My name is Darrick Abdul-hakim. I am a 20-year-old Muslim brother living in the United States. […]
I grew up as a Christian who had a good deal of information. I was very excited to express my Christian belief to my friends, co-workers and colleagues. However, at the age of 17, life became a bit more complicated than before. I began to observe my fellow Christians in more depth. I was shocked how most didn’t practice the Christian faith to 100% expectation.
To make matters worse, I became increasingly dissatisfied with the Biblical scriptures. For example, the belief that Jesus claimed to be God was a church addition. Jesus certainly never asserted that he was the God of the world.
[…] I wondered what would happen if I were to become more religious, but that never happened and instead I left the Christian life and bid it farewell. Not only that, but also my faith and belief in God, slipped quietly out the door. I was now an agnostic, not knowing what faith to follow, or knowing if we are surrounded by God or not, I was just lost in a chaotic world. I wasn’t an atheist, I was just confused about who, or what God really was.
[…] I began to have thoughts about the Universe whether we are really humans at all. I began to ask why I should remain moral (I refused to drink because I felt it was a sin, interesting for someone who didn’t have a faith or believed in a God!). I began to question my own existence. I began to contemplate whether I should be here or not and on account of this, I had seriously considered suicide. I wanted to quit my job because I was coming under stress, by this time I was 18 years old.
Alhamdulilah, I had the comfort of friends to keep me from committing such a catastrophe. But, I was still without a faith, life couldn’t get much better from my end, and I still didn’t know how to cope with my grandmother’s death.

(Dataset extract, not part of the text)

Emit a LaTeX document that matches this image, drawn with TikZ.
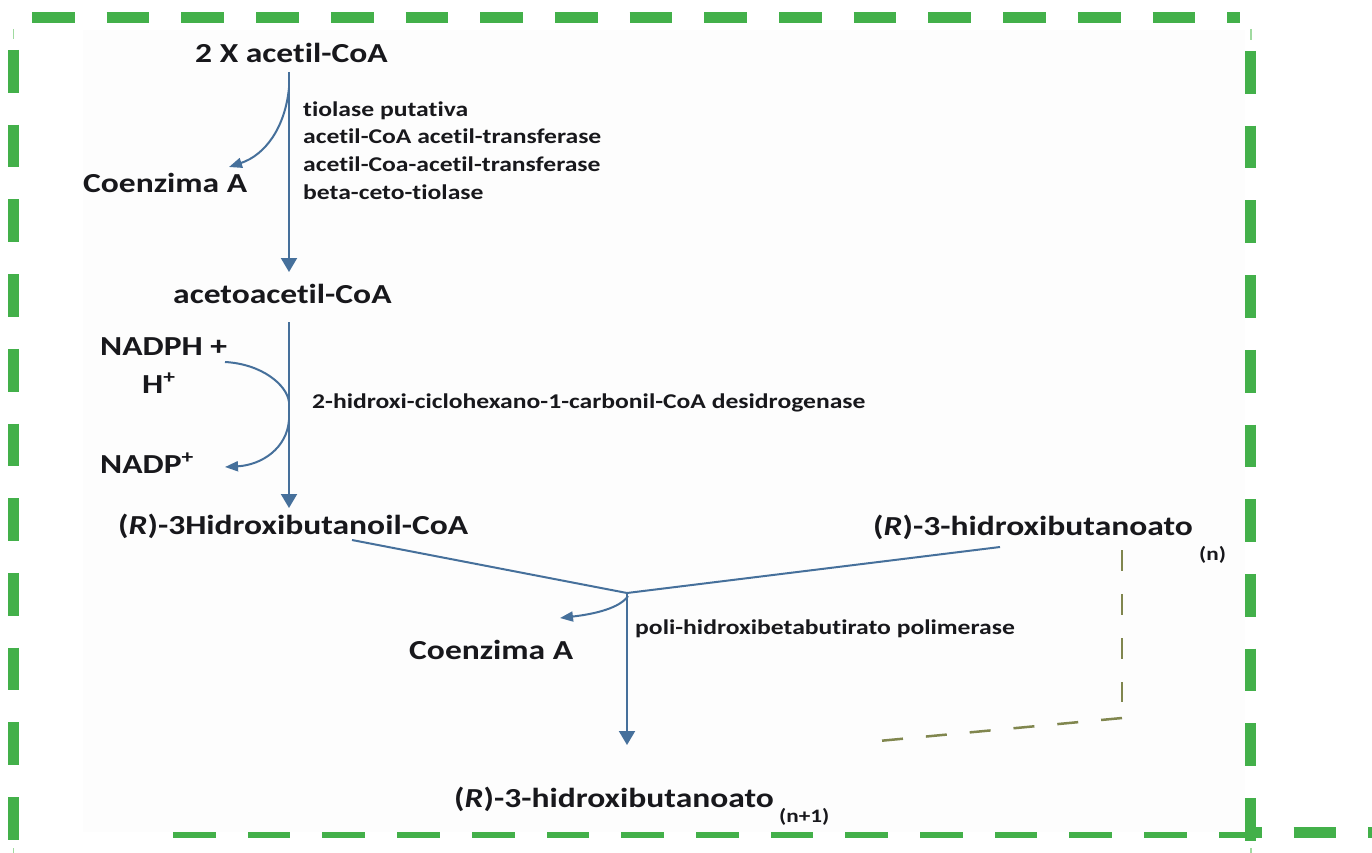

Eventually, I began to read for myself. I ran across a book, which was discussing the world’s faiths, and I came across Islam. I simply never had given Islam any thought at all. On the following day, when I was on my way to work I saw a man with a copy of the Quran in his hand so I asked him if I could see it, Alhamduliah (all praise is due to Allah) he not only let me see it, he gave it to me! I was stunned, excited, and compelled. I went to read it and was amazed by its literature; the things I didn’t notice before struck me. It was comprehensible, and lucid for a layperson like myself.
On September 11th, I saw the world trade centers go crashing down. I wondered to myself, could the teachings of Islam have provoked such an act? Could Islam be this bad?
But, the more I read, the more I found out that Islam was a faith that denounced all forms of extremism. Islam by all means is peace. We certainly wouldn’t judge Christianity by the barbaric abortion clinic bombings, or we wouldn’t describe Judaism as an ethnic faith that just wants a Jewish world from the Israeli who assassinated the Israeli prime minister in 1995 because he felt the Prime minister was an apostate of God. Why must we do the same to Islam? 9/11 compelled me to learn more about Islam. I bought and read a total of 10 biographies on Prophet Muhammad, may the mercy and blessings of God be upon him. I was amazed by his life. I didn’t look at Muhammad from a Christian perspective, but from a Historical, Political and cultural perspective. After my readings into Islam, I decided to convert. I was on a quest for the faith, and I found it. Alhamdulilah.
Now, after my conversion, I have read a large number of books on Islam. I still am currently reading the Biographies of Prophet Muhammad. I can truly say that life now is much better!